How come we never hear ideas like this from school boards or the teachers’ union? Why can’t they get beyond ringing declarations of the sanctity of their budgets? Smith observes:
Of course, this is not a complete proposal; there are lots of details that need to be filled in, but the essential outline is as above. I choose this IT experiment because it is the core test. The other IT experiments are variations on this. If this is successful, the others will work. If this fails, that’s all folks.
However, the results of this experiment are already known. It was performed in the 1960s, as part of the U.S. response to Sputnik in 1957. It wasn’t “IT” then, but the main idea is the same. It was successful then, and it will be even more successful now with much better distribution system.
It can fail only if the project is assigned to someone who is unwilling or unable to understand the possibilities of the new IT world.

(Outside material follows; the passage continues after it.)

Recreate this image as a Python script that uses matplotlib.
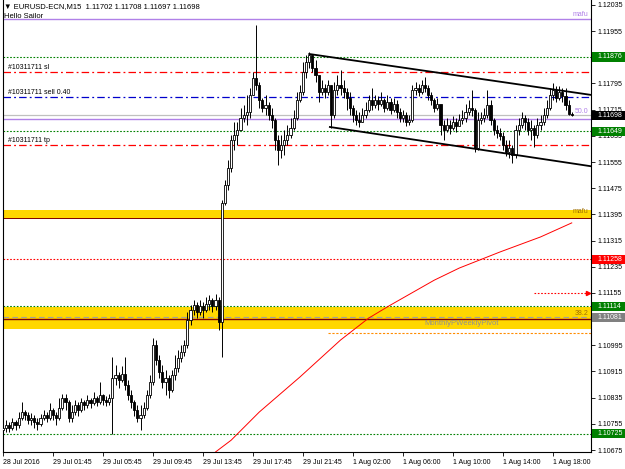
import matplotlib
matplotlib.use('Agg')
import matplotlib.pyplot as plt
import numpy as np
from matplotlib.transforms import blended_transform_factory
from matplotlib.patches import Rectangle

plt.rcParams['font.family'] = ['Liberation Sans', 'DejaVu Sans']

# EURUSD M15 candles, prices in points (1e-5)
first_open = 110736
close_pts = [
    110742, 110751, 110742, 110760, 110751, 110773, 110791, 110782, 110766, 110773,
    110760, 110754, 110773, 110782, 110773, 110797, 110782, 110773, 110803, 110834,
    110821, 110773, 110791, 110812, 110797, 110821, 110812, 110828, 110818, 110834,
    110821, 110843, 110828, 110821, 110834, 110895, 110904, 110889, 110907, 110873,
    110843, 110821, 110797, 110773, 110782, 110803, 110843, 110883,
    110996, 110950, 110913, 110883, 110895, 110858, 110904, 110925, 110956, 110974,
    110996, 111072, 111103, 111118, 111097, 111115, 111103, 111121, 111133, 111115,
    111133, 111066,
    111430, 111485, 111537, 111622, 111637, 111653, 111689, 111699, 111708, 111760,
    111812, 111790, 111744, 111720, 111729, 111699, 111683, 111622, 111592, 111607,
    111622, 111637, 111659, 111689, 111744, 111769, 111830, 111861, 111882, 111842,
    111821, 111769, 111781, 111769, 111790, 111699, 111775, 111790, 111781, 111769,
    111751, 111720, 111699, 111683, 111677, 111699, 111714, 111744, 111729, 111744,
    111732, 111744, 111720, 111738, 111714, 111732, 111708, 111689, 111699, 111677,
    111683, 111775, 111781, 111769, 111790, 111781, 111760, 111744, 111720, 111732,
    111668, 111653, 111668, 111659, 111677, 111665, 111683, 111689, 111708, 111720,
    111714, 111598, 111683, 111689, 111699, 111729, 111683, 111653, 111644, 111634,
    111607, 111585, 111598, 111576, 111653, 111668, 111689, 111677, 111653, 111659,
    111637, 111668, 111677, 111699, 111720, 111760, 111775, 111751, 111769, 111757,
    111729, 111702, 111698]
high_pts = [
    110751, 110766, 110760, 110773, 110766, 110791, 110821, 110797, 110791, 110788,
    110782, 110773, 110785, 110797, 110791, 110818, 110803, 110791, 110834, 110846,
    110846, 110828, 110812, 110828, 110821, 110834, 110828, 110843, 110834, 110852,
    110840, 110883, 110846, 110840, 110846, 110959, 110935, 110913, 110932, 110959,
    110889, 110858, 110828, 110812, 110812, 110821, 110858, 110904,
    111017, 111011, 110965, 110935, 110919, 110904, 110919, 110965, 110980, 110996,
    111011, 111097, 111118, 111133, 111127, 111133, 111127, 111142, 111148, 111139,
    111152, 111142,
    111439, 111500, 111561, 111637, 111677, 111677, 111720, 111729, 111760, 111781,
    111830, 111974, 111799, 111751, 111760, 111738, 111720, 111689, 111637, 111637,
    111653, 111668, 111689, 111714, 111769, 111790, 111861, 111882, 111891, 111882,
    111867, 111812, 111806, 111793, 111806, 111760, 111799, 111821, 111836, 111806,
    111781, 111769, 111729, 111714, 111708, 111720, 111738, 111760, 111781, 111760,
    111757, 111769, 111751, 111760, 111751, 111751, 111744, 111720, 111714, 111708,
    111699, 111790, 111799, 111793, 111806, 111815, 111790, 111769, 111751, 111751,
    111729, 111683, 111689, 111683, 111696, 111689, 111702, 111714, 111732, 111744,
    111775, 111720, 111708, 111708, 111720, 111775, 111744, 111689, 111668, 111659,
    111647, 111622, 111622, 111607, 111668, 111689, 111708, 111699, 111689, 111683,
    111668, 111689, 111699, 111720, 111744, 111781, 111796, 111787, 111787, 111781,
    111781, 111744, 111708]
low_pts = [
    110705, 110730, 110730, 110736, 110736, 110742, 110766, 110766, 110754, 110751,
    110742, 110736, 110748, 110766, 110760, 110766, 110766, 110751, 110766, 110797,
    110797, 110760, 110760, 110782, 110779, 110791, 110797, 110803, 110803, 110812,
    110809, 110815, 110812, 110809, 110812, 110724, 110873, 110864, 110883, 110858,
    110828, 110803, 110779, 110760, 110736, 110773, 110797, 110834,
    110873, 110935, 110895, 110864, 110843, 110834, 110852, 110889, 110913, 110944,
    110962, 110987, 111057, 111087, 111078, 111087, 111078, 111097, 111103, 111097,
    111103, 111042,
    110959, 111424, 111469, 111524, 111592, 111607, 111653, 111677, 111668, 111689,
    111760, 111775, 111720, 111708, 111699, 111683, 111659, 111592, 111546, 111567,
    111576, 111607, 111628, 111653, 111683, 111738, 111760, 111812, 111842, 111830,
    111799, 111738, 111760, 111751, 111760, 111659, 111689, 111760, 111760, 111751,
    111714, 111699, 111677, 111668, 111662, 111677, 111689, 111708, 111714, 111720,
    111714, 111726, 111708, 111714, 111702, 111708, 111689, 111677, 111677, 111665,
    111668, 111677, 111760, 111757, 111763, 111769, 111744, 111729, 111708, 111714,
    111637, 111622, 111647, 111640, 111653, 111647, 111665, 111671, 111677, 111699,
    111696, 111585, 111592, 111671, 111677, 111689, 111668, 111637, 111628, 111622,
    111592, 111573, 111567, 111552, 111567, 111637, 111659, 111653, 111637, 111622,
    111601, 111628, 111653, 111668, 111689, 111714, 111744, 111738, 111744, 111738,
    111714, 111699, 111697]

# moving average (read at a few bars)
ma_bars = [66, 68, 73, 82, 95, 108, 117, 124, 138, 146, 159, 172, 182]
ma_pts = [110640, 110669, 110705, 110791, 110898, 111011, 111078, 111118,
          111194, 111231, 111280, 111326, 111369]

# channel trendlines (bar, price)
upper_chan = ([98, 188.2], [1.11885, 1.11760])
lower_chan = ([104.6, 188.2], [1.11662, 1.11542])

# levels
mafu_top = 1.11992
sl_price = 1.11830
entry_price = 1.11753
bid_price = 1.11698
fib50_price = 1.11685
tp_price = 1.11606
green_levels = [1.11876, 1.11649, 1.11114, 1.10725]
red_level = 1.11258
arrow_level = 1.11155
arrow_start = 170
upper_zone = (1.11381, 1.11408)
lower_zone = (1.11044, 1.11113)
fib382 = 1.11081
pivot_line = 1.11076
orange_level = 1.11034
orange_start = 104

y_ticks = [1.10675, 1.10755, 1.10835, 1.10915, 1.10995, 1.11075, 1.11155, 1.11235,
           1.11315, 1.11395, 1.11475, 1.11555, 1.11635, 1.11715, 1.11795, 1.11875,
           1.11955, 1.12035]
hidden_ticks = [1.11075, 1.11875]   # covered by price boxes
x_tick_bars = [0, 16, 32, 48, 64, 80, 96, 112, 128, 144, 160, 176]
x_tick_labels = ['28 Jul 2016', '29 Jul 01:45', '29 Jul 05:45', '29 Jul 09:45',
                 '29 Jul 13:45', '29 Jul 17:45', '29 Jul 21:45', '1 Aug 02:00',
                 '1 Aug 06:00', '1 Aug 10:00', '1 Aug 14:00', '1 Aug 18:00']

c = np.array(close_pts) / 1e5
h = np.array(high_pts) / 1e5
l = np.array(low_pts) / 1e5
o = np.r_[first_open / 1e5, c[:-1]]
x = np.arange(len(c))

fig = plt.figure(figsize=(6.25, 4.69), dpi=100)
ax = fig.add_axes([3/625, 17/469, 588/625, 452/469])
ax.set_xlim(0, 188.16)
ax.set_ylim(1.10669, 1.12050)

# zones
ax.axhspan(*upper_zone, color='#ffd700', lw=0, zorder=1)
ax.axhspan(*lower_zone, color='#ffd700', lw=0, zorder=1)
ax.axhline(upper_zone[0] + 0.00002, color='#800000', lw=0.7, zorder=2)
ax.axhline(pivot_line, color='#800000', lw=1.0, zorder=2)
ax.axhline(fib382, color='#a0a0a0', lw=0.8, dashes=(5, 3), zorder=2)

# horizontal lines
ax.axhline(mafu_top, color='#b080e8', lw=1.0, zorder=2)
for g in green_levels:
    ax.axhline(g, color='#008000', lw=0.8, dashes=(1.5, 1.5), zorder=2)
ax.axhline(sl_price, color='red', lw=0.9, dashes=(6, 2.5, 1.5, 2.5), zorder=2)
ax.axhline(tp_price, color='red', lw=0.9, dashes=(6, 2.5, 1.5, 2.5), zorder=2)
ax.axhline(entry_price, color='#0000cc', lw=0.9, dashes=(6, 2.5, 1.5, 2.5), zorder=2)
ax.axhline(bid_price, color='#c0c0c0', lw=0.9, zorder=2)
ax.axhline(fib50_price, color='#b080e8', lw=1.0, zorder=2)
ax.axhline(red_level, color='red', lw=0.8, dashes=(1.5, 1.5), zorder=2)
ax.plot([arrow_start, 187.6], [arrow_level, arrow_level], color='red', lw=0.8,
        dashes=(1.5, 1.5), zorder=2)
ax.plot([187.2], [arrow_level], marker='>', ms=3, color='red', zorder=2)
ax.plot([orange_start, 188.2], [orange_level, orange_level], color='#ff8c00', lw=0.8,
        dashes=(2, 1.5), zorder=2)

# moving average
ax.plot(ma_bars, np.array(ma_pts) / 1e5, color='red', lw=0.7, zorder=3)

# candles
up = c >= o
ax.vlines(x, l, h, color='black', lw=0.7, zorder=5)
bottom = np.minimum(o, c)
height = np.maximum(np.abs(c - o), 0.000006)
ax.bar(x[up], height[up], bottom=bottom[up], width=0.7, facecolor='white',
       edgecolor='black', lw=0.6, zorder=6)
ax.bar(x[~up], height[~up], bottom=bottom[~up], width=0.7, facecolor='black',
       edgecolor='black', lw=0.6, zorder=6)

# channel
ax.plot(*upper_chan, color='black', lw=1.3, zorder=7)
ax.plot(*lower_chan, color='black', lw=1.3, zorder=7)

# texts on chart
ta = blended_transform_factory(ax.transAxes, ax.transData)
lab_kw = dict(transform=ta, fontsize=5, color='black', va='bottom', zorder=8)
ax.text(0.0085, sl_price + 0.00003, '#10311711 sl', **lab_kw)
ax.text(0.0085, entry_price + 0.00003, '#10311711 sell 0.40', **lab_kw)
ax.text(0.0085, tp_price + 0.00003, '#10311711 tp', **lab_kw)
ax.text(0.996, mafu_top + 0.00003, 'mafu', transform=ta, fontsize=5, color='#b080e8',
        ha='right', va='bottom', zorder=8)
ax.text(0.996, upper_zone[1] - 0.00003, 'mafu', transform=ta, fontsize=5,
        color='#a07000', ha='right', va='center', zorder=8)
ax.text(0.996, bid_price + 0.00001, '50.0', transform=ta, fontsize=5, color='#b080e8',
        ha='right', va='bottom', zorder=8)
ax.text(0.996, fib382 + 0.00001, '38.2', transform=ta, fontsize=5, color='#a07000',
        ha='right', va='bottom', zorder=8)
ax.text(146.9, 1.11063, 'MonthlyPWeeklyPivot', fontsize=5.5, color='#909090',
        ha='center', va='center', zorder=8)

fig.text(4/625, 1 - 7/469, '\u25bc EURUSD-ECN,M15  1.11702 1.11708 1.11697 1.11698',
         fontsize=5.5, va='center', ha='left', zorder=1)
fig.text(4/625, 1 - 17/469, 'Hello Sailor', fontsize=5.5, va='center', ha='left', zorder=1)

# axes style
ax.spines['top'].set_visible(False)
for s in ['left', 'right', 'bottom']:
    ax.spines[s].set_linewidth(0.8)
ax.yaxis.tick_right()
ax.set_yticks(y_ticks)
ax.set_yticklabels(['' if v in hidden_ticks else '%.5f' % v for v in y_ticks])
ax.tick_params(axis='y', direction='out', length=3, width=0.6, labelsize=5, pad=2)
ax.set_xticks(x_tick_bars)
ax.set_xticklabels(x_tick_labels)
ax.tick_params(axis='x', direction='out', length=3, width=0.6, labelsize=5, pad=2)
for t in ax.get_xticklabels():
    t.set_ha('left')

# price boxes on the right scale
boxes = [(1.11876, '#008000'), (bid_price, 'black'), (1.11649, '#008000'),
         (red_level, '#ff0000'), (1.11114, '#008000'), (fib382, '#808080'),
         (1.10725, '#008000')]
for p, col in boxes:
    ax.add_patch(Rectangle((1 + 1/588, p - 0.00014), 34/588, 0.00028, transform=ta,
                           facecolor=col, edgecolor='none', clip_on=False, zorder=20))
    ax.text(1 + 6/588, p, '%.5f' % p, transform=ta, fontsize=5, color='white',
            va='center', ha='left', clip_on=False, zorder=21)

fig.savefig('out.png', dpi=100)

Many assume the Dexter Government made a mistake when it asked school boards to consider—and report back on—the consequences of a hypothetical 22 percent cut in their budgets. They say this gave the boards and the NSTU a license to frighten voters, and thus rally support for their comfortable status quo. Contrarian reader (and retired Education Dept. bureaucrat) Wayne Fiander puts the case vividly:
Having served two premiers in this province, I can say with some confidence that a real education “right sizing exercise” is necessary to preserve public education. No government has yet tackled this issue correctly. They start with the end, and the current mess, a 22% cut—and the school boards and teachers union rub their hands together: They know this play for one more year of funding in their sleep.
Party functionaries and government flaks are in high gear trying to undo the perceived damage. Some assume the plan was a crude bait-and-switch strategy: threaten a huge cut and hope for a sigh of relief when you “only” cut 10 or 12 percent.
Maybe. But I’m not convinced there has been that much damage. In most communities, teachers are regarded as having generous terms of employment, and many Nova Scotians will recognize the union/board caterwaul of the last month as self-serving. In this, as in so many areas requiring tough choices by government, the public is more ready to be treated like grownups than politicians, flaks, and media suppose.
A decade of annual five and six percent budget increases in the face of a 30,000-student drop in enrolment is not sustainable. That’s not a hard concept for taxpayers to grasp. Fiander thinks government should have started, not with a prescriptive cut, but with a vision of a changed education system. (I have done some light editing here for clarity.)
Government strategy should have been to lay out the vision of what the education system would look like, and then asked the school boards to respond. Part of the vision should have been to reduce school boards or downsize the Department of Education, as taxpayers can’t afford both. If that vision were laid out first, the sacred cows would not be put up for sacrifice, as parents would know they were not being touched. The sacred cows that would be on the table would be classroom sizes of 15 going to 20 (with correspondingly fewer teachers), closing small schools so students could get better access to other needs, and putting more operations in private hands.
Reader Denis Falvy likewise urges taxpayers to follow the money:
About 80 to 85 percent of the $1.1 billion spent by the Department of Education goes to the line item, “Formula Grants to School Boards.” Using the Halifax District School Board as an example, approximately 75 percent of its $400-million budget goes to school administration, 59 percent of which is spent on the line item, “Salaries – Teachers.”
No doubt cuts can and should be made to the 25 percent of the education budget not allocated to school boards, and no doubt cuts can be made to the 40 percent of the school board budget not allocated to teachers—after all, teaching is what the department should be all about, not 60 or 75 percent about. But a successful long term approach toward education expenses logically has to come from the line item, “Salaries – Teachers.”